The decision also has obvious domestic political dimensions, in that Republicans hope to harness Americans’ frustration with soaring inflation (including gas prices that are higher than when Biden took office) to recapture the House and Senate.

“When the House and Senate gets back, there’s gonna be some consequences for what they [the Saudis] have done with Russia,” the president told CNN’s Jake Tapper in an interview broadcast Tuesday night.


A PLAN TO HAVE A PLAN

Congressional Democrats have pushed Biden to retaliate by freezing arms sales to the kingdom, sign on to a bill designed to open OPEC to antitrust and price-fixing lawsuits in the United States, and even consider ending the American alliance “with these royal backstabbers.”

“I’m not going to get into what I’d consider and what I have in mind, but there will be consequences,” Biden told Jake.

Earlier, White House press secretary Karine Jean-Pierre sidestepped questions about the review.

  • When will it wrap up? “Don’t have a timeline.” (But it’ll unfold over “weeks and months.”)
  • Who’s leading it? “I don’t have a person in particular to speak to … who is going to be leading the review.”
  • What steps is Biden considering? “You will hear from us when we lay out what actions we are going to take.”

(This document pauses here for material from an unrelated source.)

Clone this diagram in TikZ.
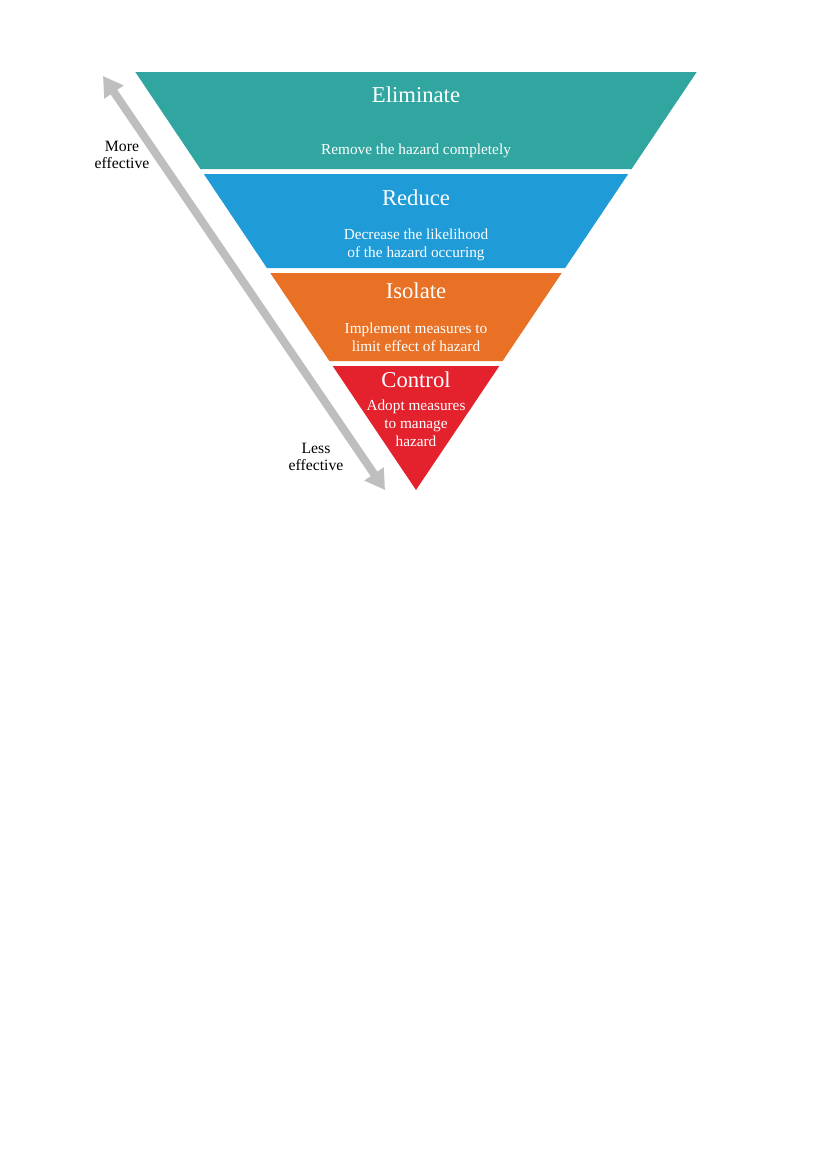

Senior National Security Council communicator John Kirby told reporters Biden would study whether the relationship “is serving our national security interests” and would hold talks with members of Congress. But he declined to support any specific existing proposals.

“We’re not announcing a formal policy review here with a special team or anything like that,” Kirby said. “This is something the president’s been thinking about, certainly in light of OPEC’s decision last week.”


STRATEGIC INTERESTS

If that vagueness is frustrating, consider that Biden is trapped by the same conundrum that confounded predecessors who tried to take on Riyadh: Beyond being absolutely central to the stability of global energy markets, it shares a number of other strategic interests with Washington.

No. 1: Containing the threat from Iran.

“It’s not only in our interests that missile defense in the region become more integrated and cooperative, it’s in the interest of our allies and partners in that part of the world,” Kirby said. “Nothing has changed about our belief.”

At the State Department, spokesman Ned Price sang from the same hymnal.

We are not going to cast aside any of the important tools that we need to wield to ensure that Iran does not pose a threat to American people, to American interests, and to our broader interests in the region,” he told reporters. “We won’t take our eye off the threat that Iran poses.” 

Arguably the closest the administration has come to committing to a specific course of action came in a statement last week from Biden national security adviser Jake Sullivan and national economic council director Brian Deese, who said the executive branch would work with Congress “on additional tools and authorities to reduce OPEC’s control over energy prices.”

It’s not clear whether the White House will have the stomach for potentially further disrupting global energy markets.


A PROMISE NOT KEPT

There’s going to be a lot of talk as the review unfolds about Biden’s campaign promise to treat Saudi Arabia as a “pariah.” But even before he reset the relationship by sharing a fist-bump hello with the crown prince in July, the administration had steadily eroded that promise.

Just one example: Biden released U.S. intelligence findings that “MBS,” as he is known, was behind the 2018 murder and dismemberment of journalist Jamal Khashoggi, a regime critic who wrote a column for The Washington Post. (The Saudi government rejects the charge.)

But he didn’t impose any sanctions on the crown prince.

As The Daily 202 chronicled, Biden’s visit to Saudi Arabia wasn’t the outlier. His “pariah” comment was. It’s possible this time will be different. But don’t bet the wind farm on it.